## WHAT YOU SHOULD DO
Copy out each line of the material below that holds the string "this".

— BEGIN GIVEN RECORDS —

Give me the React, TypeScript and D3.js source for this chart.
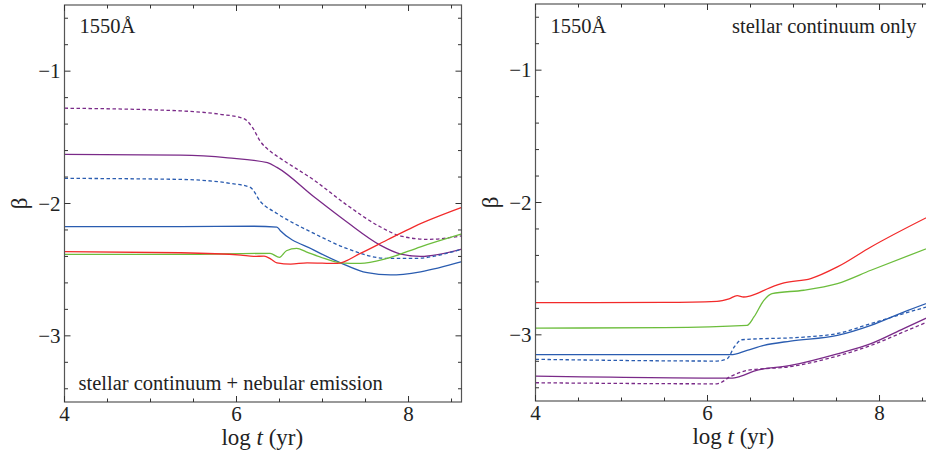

— END GIVEN RECORDS —
— BEGIN GIVEN RECORDS —

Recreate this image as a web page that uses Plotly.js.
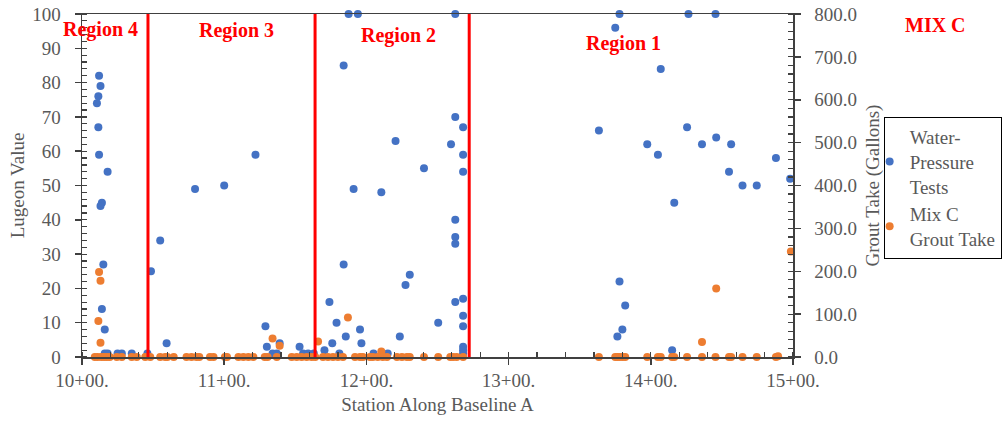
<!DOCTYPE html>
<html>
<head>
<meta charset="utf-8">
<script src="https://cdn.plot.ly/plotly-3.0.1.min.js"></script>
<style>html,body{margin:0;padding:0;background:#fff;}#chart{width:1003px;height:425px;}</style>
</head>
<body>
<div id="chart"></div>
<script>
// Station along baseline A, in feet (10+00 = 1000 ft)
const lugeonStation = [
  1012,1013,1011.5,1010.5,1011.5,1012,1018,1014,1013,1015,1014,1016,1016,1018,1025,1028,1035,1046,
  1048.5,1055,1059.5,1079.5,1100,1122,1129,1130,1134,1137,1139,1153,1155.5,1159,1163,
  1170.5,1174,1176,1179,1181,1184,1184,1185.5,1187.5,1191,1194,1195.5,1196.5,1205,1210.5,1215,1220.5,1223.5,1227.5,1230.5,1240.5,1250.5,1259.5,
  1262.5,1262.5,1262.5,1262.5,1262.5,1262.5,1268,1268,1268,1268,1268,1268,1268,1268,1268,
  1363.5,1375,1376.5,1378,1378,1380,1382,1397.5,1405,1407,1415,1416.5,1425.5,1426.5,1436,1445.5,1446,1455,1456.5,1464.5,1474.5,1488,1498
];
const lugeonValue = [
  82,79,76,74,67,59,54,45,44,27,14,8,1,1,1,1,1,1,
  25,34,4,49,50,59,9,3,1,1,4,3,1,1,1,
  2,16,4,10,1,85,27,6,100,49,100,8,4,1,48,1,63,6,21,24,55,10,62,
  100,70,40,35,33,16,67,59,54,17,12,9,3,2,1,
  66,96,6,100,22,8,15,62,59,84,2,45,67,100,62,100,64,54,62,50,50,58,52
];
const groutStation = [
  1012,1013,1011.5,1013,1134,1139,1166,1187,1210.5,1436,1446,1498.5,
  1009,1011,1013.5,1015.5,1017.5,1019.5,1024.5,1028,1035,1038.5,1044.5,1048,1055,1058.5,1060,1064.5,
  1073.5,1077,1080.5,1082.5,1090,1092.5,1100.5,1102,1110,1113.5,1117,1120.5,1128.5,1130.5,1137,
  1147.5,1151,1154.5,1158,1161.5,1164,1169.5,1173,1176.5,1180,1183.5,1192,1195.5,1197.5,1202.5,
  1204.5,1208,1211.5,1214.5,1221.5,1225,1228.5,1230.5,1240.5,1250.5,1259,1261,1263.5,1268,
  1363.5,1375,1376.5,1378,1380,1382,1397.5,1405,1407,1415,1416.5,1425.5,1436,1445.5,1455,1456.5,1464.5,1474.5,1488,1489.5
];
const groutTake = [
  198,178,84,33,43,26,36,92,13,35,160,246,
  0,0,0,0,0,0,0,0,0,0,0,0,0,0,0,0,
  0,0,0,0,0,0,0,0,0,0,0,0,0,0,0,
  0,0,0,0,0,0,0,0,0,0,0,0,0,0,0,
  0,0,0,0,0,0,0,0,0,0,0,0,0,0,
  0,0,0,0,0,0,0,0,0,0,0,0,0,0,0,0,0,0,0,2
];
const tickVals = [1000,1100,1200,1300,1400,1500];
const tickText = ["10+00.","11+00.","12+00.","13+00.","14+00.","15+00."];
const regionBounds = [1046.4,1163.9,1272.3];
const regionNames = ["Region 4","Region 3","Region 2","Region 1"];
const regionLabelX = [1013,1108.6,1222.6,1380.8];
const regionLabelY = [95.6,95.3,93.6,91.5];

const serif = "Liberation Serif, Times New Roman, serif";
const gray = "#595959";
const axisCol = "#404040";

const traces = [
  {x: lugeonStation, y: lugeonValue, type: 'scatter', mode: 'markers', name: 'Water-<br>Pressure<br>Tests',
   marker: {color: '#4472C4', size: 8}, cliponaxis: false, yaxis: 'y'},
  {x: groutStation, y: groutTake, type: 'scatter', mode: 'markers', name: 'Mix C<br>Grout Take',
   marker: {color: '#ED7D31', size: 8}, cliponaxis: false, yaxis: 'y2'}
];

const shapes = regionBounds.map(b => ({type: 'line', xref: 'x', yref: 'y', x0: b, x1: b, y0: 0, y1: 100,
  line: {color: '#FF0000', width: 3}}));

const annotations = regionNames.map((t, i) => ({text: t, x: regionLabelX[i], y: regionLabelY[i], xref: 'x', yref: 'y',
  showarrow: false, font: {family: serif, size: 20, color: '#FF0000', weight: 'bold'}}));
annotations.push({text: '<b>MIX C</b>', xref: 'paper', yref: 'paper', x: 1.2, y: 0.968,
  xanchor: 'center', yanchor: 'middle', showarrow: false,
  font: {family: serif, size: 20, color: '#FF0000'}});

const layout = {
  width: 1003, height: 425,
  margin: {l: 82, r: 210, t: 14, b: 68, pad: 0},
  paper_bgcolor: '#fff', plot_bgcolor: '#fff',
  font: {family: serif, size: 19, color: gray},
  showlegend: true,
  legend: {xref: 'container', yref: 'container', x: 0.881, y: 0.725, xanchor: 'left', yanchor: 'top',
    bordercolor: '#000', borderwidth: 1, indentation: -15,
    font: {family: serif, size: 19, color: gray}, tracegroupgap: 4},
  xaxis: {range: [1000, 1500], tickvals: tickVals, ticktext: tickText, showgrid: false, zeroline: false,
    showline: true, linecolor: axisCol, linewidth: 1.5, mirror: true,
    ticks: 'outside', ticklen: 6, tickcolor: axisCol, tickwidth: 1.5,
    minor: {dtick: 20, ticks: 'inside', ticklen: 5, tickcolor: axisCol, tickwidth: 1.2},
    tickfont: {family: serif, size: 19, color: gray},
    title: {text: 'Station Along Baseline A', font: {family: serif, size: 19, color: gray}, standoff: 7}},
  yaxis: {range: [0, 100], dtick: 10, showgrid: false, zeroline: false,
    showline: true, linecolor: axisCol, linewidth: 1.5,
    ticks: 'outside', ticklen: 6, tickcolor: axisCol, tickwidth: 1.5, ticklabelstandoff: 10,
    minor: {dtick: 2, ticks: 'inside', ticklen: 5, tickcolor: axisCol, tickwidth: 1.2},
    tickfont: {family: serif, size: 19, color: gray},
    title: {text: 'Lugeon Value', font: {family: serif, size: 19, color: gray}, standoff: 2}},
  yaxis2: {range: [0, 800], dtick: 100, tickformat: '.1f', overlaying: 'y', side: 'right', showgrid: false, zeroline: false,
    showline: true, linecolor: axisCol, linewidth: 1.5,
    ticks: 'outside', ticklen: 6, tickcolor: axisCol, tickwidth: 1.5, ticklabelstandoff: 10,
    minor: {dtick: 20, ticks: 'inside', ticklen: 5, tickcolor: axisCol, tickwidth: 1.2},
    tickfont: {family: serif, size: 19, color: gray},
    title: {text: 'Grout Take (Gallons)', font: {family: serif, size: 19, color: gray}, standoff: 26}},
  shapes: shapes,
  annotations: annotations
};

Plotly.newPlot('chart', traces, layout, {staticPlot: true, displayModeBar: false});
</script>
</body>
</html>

— END GIVEN RECORDS —

## RESPONSE BELOW
Give me the React, TypeScript and D3.js source for this chart.
Recreate this image as a web page that uses Plotly.js.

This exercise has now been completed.